(Saved data entries)
┌────────

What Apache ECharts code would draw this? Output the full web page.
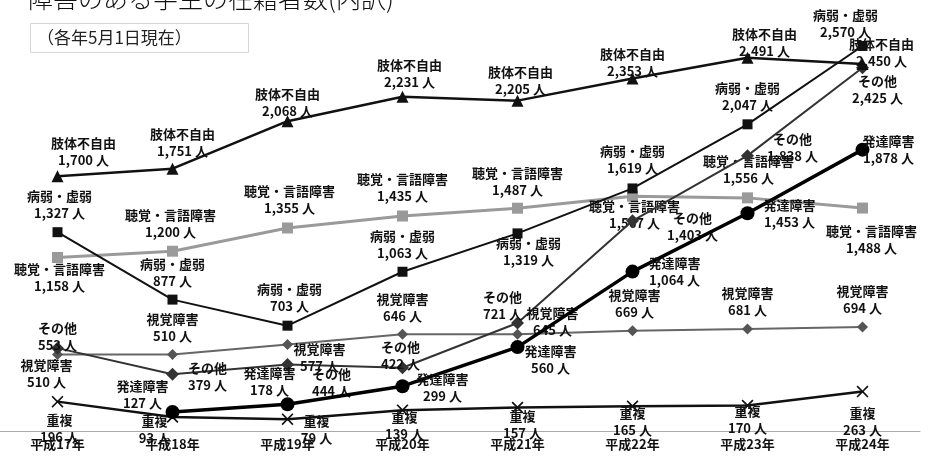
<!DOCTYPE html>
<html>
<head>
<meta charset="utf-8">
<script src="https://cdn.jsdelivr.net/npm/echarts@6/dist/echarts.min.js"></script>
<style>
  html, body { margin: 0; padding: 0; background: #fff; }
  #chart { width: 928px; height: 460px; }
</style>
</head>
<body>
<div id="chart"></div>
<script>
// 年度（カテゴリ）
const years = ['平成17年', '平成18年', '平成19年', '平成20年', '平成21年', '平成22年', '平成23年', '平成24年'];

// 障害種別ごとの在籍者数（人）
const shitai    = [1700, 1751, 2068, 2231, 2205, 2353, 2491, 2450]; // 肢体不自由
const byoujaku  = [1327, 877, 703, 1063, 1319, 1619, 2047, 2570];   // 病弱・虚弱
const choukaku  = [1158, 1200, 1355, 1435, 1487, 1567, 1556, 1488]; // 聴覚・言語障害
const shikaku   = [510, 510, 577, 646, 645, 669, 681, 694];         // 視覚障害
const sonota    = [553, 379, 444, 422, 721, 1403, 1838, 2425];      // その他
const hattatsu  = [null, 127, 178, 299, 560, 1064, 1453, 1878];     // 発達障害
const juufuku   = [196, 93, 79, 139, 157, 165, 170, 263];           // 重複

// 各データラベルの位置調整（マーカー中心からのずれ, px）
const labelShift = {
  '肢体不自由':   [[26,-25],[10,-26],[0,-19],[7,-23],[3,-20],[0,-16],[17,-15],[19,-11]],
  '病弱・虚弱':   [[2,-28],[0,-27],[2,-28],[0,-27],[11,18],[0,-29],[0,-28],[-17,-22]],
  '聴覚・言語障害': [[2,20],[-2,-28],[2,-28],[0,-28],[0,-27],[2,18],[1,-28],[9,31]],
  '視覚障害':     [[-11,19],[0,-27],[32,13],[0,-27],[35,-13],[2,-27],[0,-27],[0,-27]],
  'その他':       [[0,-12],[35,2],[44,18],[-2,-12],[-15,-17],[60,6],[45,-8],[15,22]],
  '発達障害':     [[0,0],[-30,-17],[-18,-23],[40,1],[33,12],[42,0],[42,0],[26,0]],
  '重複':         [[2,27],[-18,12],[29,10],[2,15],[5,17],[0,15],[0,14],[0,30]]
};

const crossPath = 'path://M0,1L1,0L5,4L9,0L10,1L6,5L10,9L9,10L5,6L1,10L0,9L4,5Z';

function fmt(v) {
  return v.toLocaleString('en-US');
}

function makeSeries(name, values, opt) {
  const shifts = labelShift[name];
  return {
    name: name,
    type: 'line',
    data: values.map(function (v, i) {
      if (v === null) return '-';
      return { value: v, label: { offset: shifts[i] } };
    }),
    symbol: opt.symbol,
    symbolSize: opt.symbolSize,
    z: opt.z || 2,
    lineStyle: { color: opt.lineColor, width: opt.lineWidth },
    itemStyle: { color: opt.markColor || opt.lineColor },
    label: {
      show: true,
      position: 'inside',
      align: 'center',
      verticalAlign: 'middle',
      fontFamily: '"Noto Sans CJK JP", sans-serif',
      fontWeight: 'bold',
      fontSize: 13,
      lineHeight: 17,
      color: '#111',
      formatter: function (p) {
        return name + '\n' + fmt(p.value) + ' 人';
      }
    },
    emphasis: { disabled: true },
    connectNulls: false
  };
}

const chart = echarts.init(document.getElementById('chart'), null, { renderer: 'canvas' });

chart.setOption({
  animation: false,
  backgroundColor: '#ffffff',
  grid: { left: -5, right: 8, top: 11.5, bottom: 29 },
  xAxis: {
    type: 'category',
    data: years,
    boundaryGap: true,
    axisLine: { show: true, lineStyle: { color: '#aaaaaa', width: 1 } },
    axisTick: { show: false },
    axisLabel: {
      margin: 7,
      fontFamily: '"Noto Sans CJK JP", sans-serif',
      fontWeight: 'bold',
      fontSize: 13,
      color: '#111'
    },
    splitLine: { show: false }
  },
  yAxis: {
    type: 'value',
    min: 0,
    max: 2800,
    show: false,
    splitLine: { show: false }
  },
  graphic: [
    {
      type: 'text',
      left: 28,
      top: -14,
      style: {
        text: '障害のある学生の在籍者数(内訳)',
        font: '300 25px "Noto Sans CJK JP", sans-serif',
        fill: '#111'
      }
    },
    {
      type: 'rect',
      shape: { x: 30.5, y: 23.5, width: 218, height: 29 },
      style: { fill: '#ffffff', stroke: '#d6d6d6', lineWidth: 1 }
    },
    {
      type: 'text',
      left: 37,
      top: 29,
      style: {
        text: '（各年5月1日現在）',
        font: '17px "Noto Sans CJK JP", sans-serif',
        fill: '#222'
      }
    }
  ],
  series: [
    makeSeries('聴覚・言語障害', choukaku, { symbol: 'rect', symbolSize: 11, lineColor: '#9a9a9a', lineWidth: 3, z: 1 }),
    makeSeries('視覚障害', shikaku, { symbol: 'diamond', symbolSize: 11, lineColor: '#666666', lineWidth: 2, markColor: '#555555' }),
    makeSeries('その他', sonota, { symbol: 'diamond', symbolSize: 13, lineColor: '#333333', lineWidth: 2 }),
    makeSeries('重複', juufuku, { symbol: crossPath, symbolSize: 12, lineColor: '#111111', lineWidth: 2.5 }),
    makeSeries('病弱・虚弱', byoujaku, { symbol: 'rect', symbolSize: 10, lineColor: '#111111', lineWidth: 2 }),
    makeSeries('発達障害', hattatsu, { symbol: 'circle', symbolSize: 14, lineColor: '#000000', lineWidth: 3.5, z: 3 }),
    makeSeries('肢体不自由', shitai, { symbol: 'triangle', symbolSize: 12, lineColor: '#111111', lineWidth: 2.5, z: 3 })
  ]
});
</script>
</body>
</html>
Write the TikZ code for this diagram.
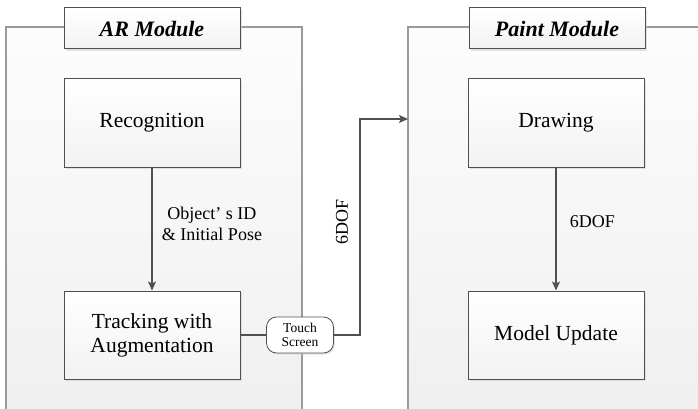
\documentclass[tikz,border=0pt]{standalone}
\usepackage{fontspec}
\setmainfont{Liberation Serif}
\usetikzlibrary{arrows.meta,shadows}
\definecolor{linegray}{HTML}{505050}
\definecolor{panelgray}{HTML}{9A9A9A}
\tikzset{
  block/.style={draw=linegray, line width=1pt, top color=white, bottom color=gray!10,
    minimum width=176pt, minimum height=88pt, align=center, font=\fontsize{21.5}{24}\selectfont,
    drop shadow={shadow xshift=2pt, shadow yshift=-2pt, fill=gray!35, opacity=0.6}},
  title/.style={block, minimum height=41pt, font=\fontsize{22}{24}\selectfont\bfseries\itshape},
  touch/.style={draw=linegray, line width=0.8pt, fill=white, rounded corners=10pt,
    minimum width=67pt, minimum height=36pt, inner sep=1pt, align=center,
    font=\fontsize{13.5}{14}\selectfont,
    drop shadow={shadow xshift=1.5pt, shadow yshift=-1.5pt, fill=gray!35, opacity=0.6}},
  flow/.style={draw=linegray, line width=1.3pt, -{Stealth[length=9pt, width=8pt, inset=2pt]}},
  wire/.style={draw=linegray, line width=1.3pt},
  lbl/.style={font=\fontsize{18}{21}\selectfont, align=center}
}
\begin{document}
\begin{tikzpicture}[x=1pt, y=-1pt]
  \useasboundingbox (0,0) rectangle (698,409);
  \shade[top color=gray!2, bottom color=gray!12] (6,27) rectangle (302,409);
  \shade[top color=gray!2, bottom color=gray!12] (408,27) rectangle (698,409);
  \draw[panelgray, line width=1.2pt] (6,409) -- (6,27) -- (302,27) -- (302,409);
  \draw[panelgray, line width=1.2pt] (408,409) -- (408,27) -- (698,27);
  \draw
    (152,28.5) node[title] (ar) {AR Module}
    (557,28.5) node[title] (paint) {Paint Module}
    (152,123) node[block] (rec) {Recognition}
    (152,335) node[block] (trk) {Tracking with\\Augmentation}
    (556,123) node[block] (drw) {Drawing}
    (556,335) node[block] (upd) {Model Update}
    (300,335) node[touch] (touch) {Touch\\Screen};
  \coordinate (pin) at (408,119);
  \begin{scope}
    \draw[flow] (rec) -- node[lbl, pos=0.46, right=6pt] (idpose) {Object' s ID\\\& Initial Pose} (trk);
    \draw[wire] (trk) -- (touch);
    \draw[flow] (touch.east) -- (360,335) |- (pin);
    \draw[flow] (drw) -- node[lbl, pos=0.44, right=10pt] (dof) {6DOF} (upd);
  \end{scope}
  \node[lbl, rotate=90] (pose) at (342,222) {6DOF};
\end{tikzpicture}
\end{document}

└────────

- [Task requirements]
Write down every line from the opening of the listing to the line with "165, 170, 263];", both included, and nothing else; the pictures are omitted.

- [Output for this exercise]
What Apache ECharts code would draw this? Output the full web page.
<!DOCTYPE html>
<html>
<head>
<meta charset="utf-8">
<script src="https://cdn.jsdelivr.net/npm/echarts@6/dist/echarts.min.js"></script>
<style>
  html, body { margin: 0; padding: 0; background: #fff; }
  #chart { width: 928px; height: 460px; }
</style>
</head>
<body>
<div id="chart"></div>
<script>
// 年度（カテゴリ）
const years = ['平成17年', '平成18年', '平成19年', '平成20年', '平成21年', '平成22年', '平成23年', '平成24年'];

// 障害種別ごとの在籍者数（人）
const shitai    = [1700, 1751, 2068, 2231, 2205, 2353, 2491, 2450]; // 肢体不自由
const byoujaku  = [1327, 877, 703, 1063, 1319, 1619, 2047, 2570];   // 病弱・虚弱
const choukaku  = [1158, 1200, 1355, 1435, 1487, 1567, 1556, 1488]; // 聴覚・言語障害
const shikaku   = [510, 510, 577, 646, 645, 669, 681, 694];         // 視覚障害
const sonota    = [553, 379, 444, 422, 721, 1403, 1838, 2425];      // その他
const hattatsu  = [null, 127, 178, 299, 560, 1064, 1453, 1878];     // 発達障害
const juufuku   = [196, 93, 79, 139, 157, 165, 170, 263];           // 重複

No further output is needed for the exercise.